Floyd, a Hall of Famer on the PGA Tour and now a semi-regular on the Champions Tour, visited Decatur and his signature golf course after playing in the U.S. Senior Open at Bellerive Country Club in St. Louis. He also plans return visits this fall. His associate, Harry Bowers, has been the lead man on the Decatur project.

“Raymond likes themes and he likes consistency,” said Bowers, who discussed Floyd’s design philosophy and the project specifics with Mark Tupper of the (Decatur) Herald & Review. “I told him, ‘Decatur is known as the Pride of the Prairie. There’s not much vegetation on the course. What if we do a prairie style?’

“I’ve been to Prairie Dunes in Hutchinson, Kan. (voted one of the top courses in America) and Raymond is a member at Shinnecock Hills (site of this year’s U.S. Open), and there’s really not a whole lot of difference. There are very few trees on Shinnecock and long fescue grasses everywhere,” continued Bowers.

“You get bunkers and on the back side of the bunkers are long grasses, a very natural look and that’s what we’re trying to do here. The difference between here and Shinnecock Hills is that Shinnecock has 160-some bunkers and we’re going to do about 40 with 13 or 14 waste bunkers. Our fairways are going to be twice as wide and our greens are not going to be nearly as undulating or severe.

“But the whole idea of getting movement through the fairways and having prairie grasses frame it is very similar. We’re creating a prairie look and winding this green golf course through it,” concluded Bowers.

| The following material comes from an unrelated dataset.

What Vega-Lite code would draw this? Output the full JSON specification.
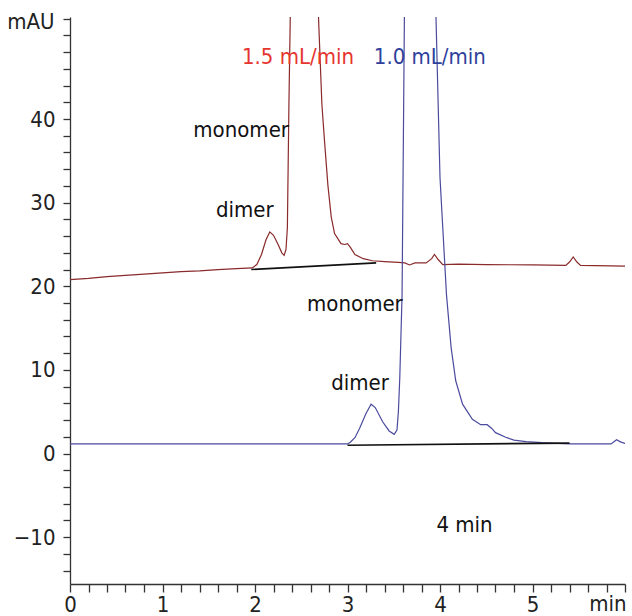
{
  "$schema": "https://vega.github.io/schema/vega-lite/v6.json",
  "width": 555,
  "height": 567,
  "autosize": {"type": "none"},
  "padding": {"left": 70, "top": 17, "right": 7, "bottom": 32},
  "background": "white",
  "config": {"view": {"stroke": null}},
  "datasets": {
    "traces": [
      {"s": "r", "t": 0, "v": 20.8}, {"s": "r", "t": 0.2, "v": 20.95}, {"s": "r", "t": 0.4, "v": 21.15}, {"s": "r", "t": 0.6, "v": 21.3},
      {"s": "r", "t": 0.8, "v": 21.45}, {"s": "r", "t": 1.0, "v": 21.6}, {"s": "r", "t": 1.2, "v": 21.75}, {"s": "r", "t": 1.4, "v": 21.85},
      {"s": "r", "t": 1.6, "v": 22.0}, {"s": "r", "t": 1.8, "v": 22.1}, {"s": "r", "t": 1.97, "v": 22.2}, {"s": "r", "t": 2.02, "v": 22.6},
      {"s": "r", "t": 2.07, "v": 23.8}, {"s": "r", "t": 2.12, "v": 25.6}, {"s": "r", "t": 2.16, "v": 26.5}, {"s": "r", "t": 2.2, "v": 26.1},
      {"s": "r", "t": 2.25, "v": 25.0}, {"s": "r", "t": 2.29, "v": 24.0}, {"s": "r", "t": 2.315, "v": 23.7}, {"s": "r", "t": 2.335, "v": 24.4},
      {"s": "r", "t": 2.35, "v": 27}, {"s": "r", "t": 2.367, "v": 42}, {"s": "r", "t": 2.381, "v": 52}, {"s": "r", "t": 2.45, "v": 120},
      {"s": "r", "t": 2.53, "v": 150}, {"s": "r", "t": 2.62, "v": 110}, {"s": "r", "t": 2.687, "v": 52}, {"s": "r", "t": 2.723, "v": 41.8},
      {"s": "r", "t": 2.752, "v": 37.3}, {"s": "r", "t": 2.788, "v": 32.1}, {"s": "r", "t": 2.824, "v": 28.3}, {"s": "r", "t": 2.86, "v": 26.3},
      {"s": "r", "t": 2.93, "v": 25.1}, {"s": "r", "t": 2.97, "v": 25.0}, {"s": "r", "t": 3.0, "v": 25.1}, {"s": "r", "t": 3.035, "v": 24.6},
      {"s": "r", "t": 3.08, "v": 23.8}, {"s": "r", "t": 3.17, "v": 23.3}, {"s": "r", "t": 3.27, "v": 23.05}, {"s": "r", "t": 3.4, "v": 22.95},
      {"s": "r", "t": 3.55, "v": 22.85}, {"s": "r", "t": 3.62, "v": 22.8}, {"s": "r", "t": 3.67, "v": 22.55}, {"s": "r", "t": 3.73, "v": 22.8},
      {"s": "r", "t": 3.85, "v": 22.8}, {"s": "r", "t": 3.91, "v": 23.3}, {"s": "r", "t": 3.94, "v": 23.8}, {"s": "r", "t": 3.98, "v": 23.2},
      {"s": "r", "t": 4.03, "v": 22.6}, {"s": "r", "t": 4.2, "v": 22.65}, {"s": "r", "t": 4.5, "v": 22.6}, {"s": "r", "t": 5.0, "v": 22.55},
      {"s": "r", "t": 5.36, "v": 22.5}, {"s": "r", "t": 5.4, "v": 22.9}, {"s": "r", "t": 5.44, "v": 23.5}, {"s": "r", "t": 5.48, "v": 22.9},
      {"s": "r", "t": 5.52, "v": 22.5}, {"s": "r", "t": 6.0, "v": 22.4},
      {"s": "b", "t": 0, "v": 1.15}, {"s": "b", "t": 1.0, "v": 1.15}, {"s": "b", "t": 2.0, "v": 1.15}, {"s": "b", "t": 3.0, "v": 1.15},
      {"s": "b", "t": 3.03, "v": 1.35}, {"s": "b", "t": 3.08, "v": 1.9}, {"s": "b", "t": 3.13, "v": 3.0}, {"s": "b", "t": 3.2, "v": 4.8},
      {"s": "b", "t": 3.255, "v": 5.9}, {"s": "b", "t": 3.3, "v": 5.5}, {"s": "b", "t": 3.38, "v": 3.8}, {"s": "b", "t": 3.45, "v": 2.7},
      {"s": "b", "t": 3.505, "v": 2.3}, {"s": "b", "t": 3.535, "v": 2.8}, {"s": "b", "t": 3.55, "v": 5.0}, {"s": "b", "t": 3.565, "v": 9.0},
      {"s": "b", "t": 3.59, "v": 19}, {"s": "b", "t": 3.615, "v": 52}, {"s": "b", "t": 3.68, "v": 120}, {"s": "b", "t": 3.78, "v": 150},
      {"s": "b", "t": 3.88, "v": 110}, {"s": "b", "t": 3.957, "v": 52}, {"s": "b", "t": 4.0, "v": 33}, {"s": "b", "t": 4.07, "v": 19},
      {"s": "b", "t": 4.12, "v": 12.7}, {"s": "b", "t": 4.17, "v": 8.7}, {"s": "b", "t": 4.244, "v": 5.9}, {"s": "b", "t": 4.35, "v": 4.1},
      {"s": "b", "t": 4.44, "v": 3.45}, {"s": "b", "t": 4.51, "v": 3.45}, {"s": "b", "t": 4.56, "v": 3.0}, {"s": "b", "t": 4.6, "v": 2.5},
      {"s": "b", "t": 4.71, "v": 1.95}, {"s": "b", "t": 4.8, "v": 1.6}, {"s": "b", "t": 4.93, "v": 1.43}, {"s": "b", "t": 5.1, "v": 1.3},
      {"s": "b", "t": 5.4, "v": 1.15}, {"s": "b", "t": 5.85, "v": 1.15}, {"s": "b", "t": 5.88, "v": 1.4}, {"s": "b", "t": 5.91, "v": 1.65},
      {"s": "b", "t": 5.95, "v": 1.4}, {"s": "b", "t": 6.0, "v": 1.2}
    ],
    "bases": [
      {"s": "r", "t": 1.96, "v": 22.0}, {"s": "r", "t": 3.31, "v": 22.8},
      {"s": "b", "t": 3.0, "v": 1.0}, {"s": "b", "t": 5.4, "v": 1.25}
    ],
    "labels": [
      {"kind": "flow15", "label": "1.5 mL/min", "t": 2.465, "v": 46.6},
      {"kind": "flow10", "label": "1.0 mL/min", "t": 3.89, "v": 46.6},
      {"kind": "peak", "label": "monomer", "t": 1.85, "v": 37.9},
      {"kind": "peak", "label": "dimer", "t": 1.89, "v": 28.3},
      {"kind": "peak", "label": "monomer", "t": 3.08, "v": 17.0},
      {"kind": "peak", "label": "dimer", "t": 3.135, "v": 7.6},
      {"kind": "peak", "label": "4 min", "t": 4.265, "v": -9.35}
    ]
  },
  "encoding": {
    "x": {
      "field": "t", "type": "quantitative",
      "scale": {"domain": [0, 6], "nice": false, "zero": false},
      "axis": {
        "values": [0, 0.2, 0.4, 0.6, 0.8, 1, 1.2, 1.4, 1.6, 1.8, 2, 2.2, 2.4, 2.6, 2.8, 3, 3.2, 3.4, 3.6, 3.8, 4, 4.2, 4.4, 4.6, 4.8, 5, 5.2, 5.4, 5.6, 5.8, 6],
        "labelExpr": "abs(datum.value - round(datum.value)) < 0.01 && datum.value < 5.99 ? format(datum.value, 'd') : ''",
        "labelOverlap": false, "labelFlush": false, "grid": false,
        "tickSize": 8, "tickWidth": 1.3, "tickColor": "#333",
        "domainColor": "#333", "domainWidth": 1.3,
        "labelPadding": 2, "labelFont": "DejaVu Sans Condensed, Liberation Sans, sans-serif", "labelFontSize": 22, "labelColor": "#222",
        "title": "min", "titleX": 556, "titleY": 26, "titleAlign": "right", "titleBaseline": "alphabetic", "titleAnchor": null,
        "titleFont": "DejaVu Sans Condensed, Liberation Sans, sans-serif", "titleFontSize": 22, "titleFontWeight": "normal", "titleColor": "#222"
      }
    },
    "y": {
      "field": "v", "type": "quantitative",
      "scale": {"domain": [-15.6, 52.2], "nice": false, "zero": false},
      "axis": {
        "values": [-14, -12, -10, -8, -6, -4, -2, 0, 2, 4, 6, 8, 10, 12, 14, 16, 18, 20, 22, 24, 26, 28, 30, 32, 34, 36, 38, 40, 42, 44, 46, 48, 50, 52],
        "labelExpr": "datum.value % 10 === 0 && datum.value < 45 ? datum.label : ''",
        "labelOverlap": false, "labelFlush": false, "grid": false,
        "tickSize": 7, "tickWidth": 1.3, "tickColor": "#333",
        "domainColor": "#333", "domainWidth": 1.3,
        "labelPadding": 8, "labelFont": "DejaVu Sans Condensed, Liberation Sans, sans-serif", "labelFontSize": 22, "labelColor": "#222",
        "title": "mAU", "titleAngle": 0, "titleX": -16, "titleY": 11, "titleAlign": "right", "titleBaseline": "alphabetic", "titleAnchor": null,
        "titleFont": "DejaVu Sans Condensed, Liberation Sans, sans-serif", "titleFontSize": 22, "titleFontWeight": "normal", "titleColor": "#222"
      }
    }
  },
  "layer": [
    {
      "data": {"name": "traces"},
      "mark": {"type": "line", "clip": true, "strokeWidth": 1.2},
      "encoding": {
        "color": {"field": "s", "type": "nominal", "scale": {"domain": ["r", "b"], "range": ["#8a2a2a", "#4b4b9e"]}, "legend": null}
      }
    },
    {
      "data": {"name": "bases"},
      "mark": {"type": "line", "color": "#111111", "strokeWidth": 1.6},
      "encoding": {"detail": {"field": "s", "type": "nominal"}}
    },
    {
      "data": {"name": "labels"},
      "transform": [{"filter": "datum.kind === 'peak'"}],
      "mark": {"type": "text", "align": "center", "baseline": "alphabetic", "font": "DejaVu Sans Condensed, Liberation Sans, sans-serif", "fontSize": 22, "color": "#111111"},
      "encoding": {"text": {"field": "label", "type": "nominal"}}
    },
    {
      "data": {"name": "labels"},
      "transform": [{"filter": "datum.kind === 'flow15'"}],
      "mark": {"type": "text", "align": "center", "baseline": "alphabetic", "font": "DejaVu Sans Condensed, Liberation Sans, sans-serif", "fontSize": 22, "color": "#e6352f"},
      "encoding": {"text": {"field": "label", "type": "nominal"}}
    },
    {
      "data": {"name": "labels"},
      "transform": [{"filter": "datum.kind === 'flow10'"}],
      "mark": {"type": "text", "align": "center", "baseline": "alphabetic", "font": "DejaVu Sans Condensed, Liberation Sans, sans-serif", "fontSize": 22, "color": "#2f3f9c"},
      "encoding": {"text": {"field": "label", "type": "nominal"}}
    }
  ]
}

Helping with selection of grasses is Dr. Tom Voigt of University of Illinois. The turfgrass expert will be working on-site to advise on the best prairie and native plantings.

As compared to the back side, the front nine will have fewer changes in elevation, fewer trees and no water hazards. The inward side, on the other hand, will feature more hills and mature trees. Instead of Augusta National’s fabled “Amen Corner,” the unnamed Decatur track will have “Ray’s Corner” on the back, with tree-lined fairways and considerable variety impeding the quest for par.

Local officials are viewing the new golf course at the city’s entrance as an economic boost. Meanwhile, Decatur golfers can’t wait to have their mettle tested on “Ray’s Corner.” If all goes well, that’ll happen in April or May of 2006.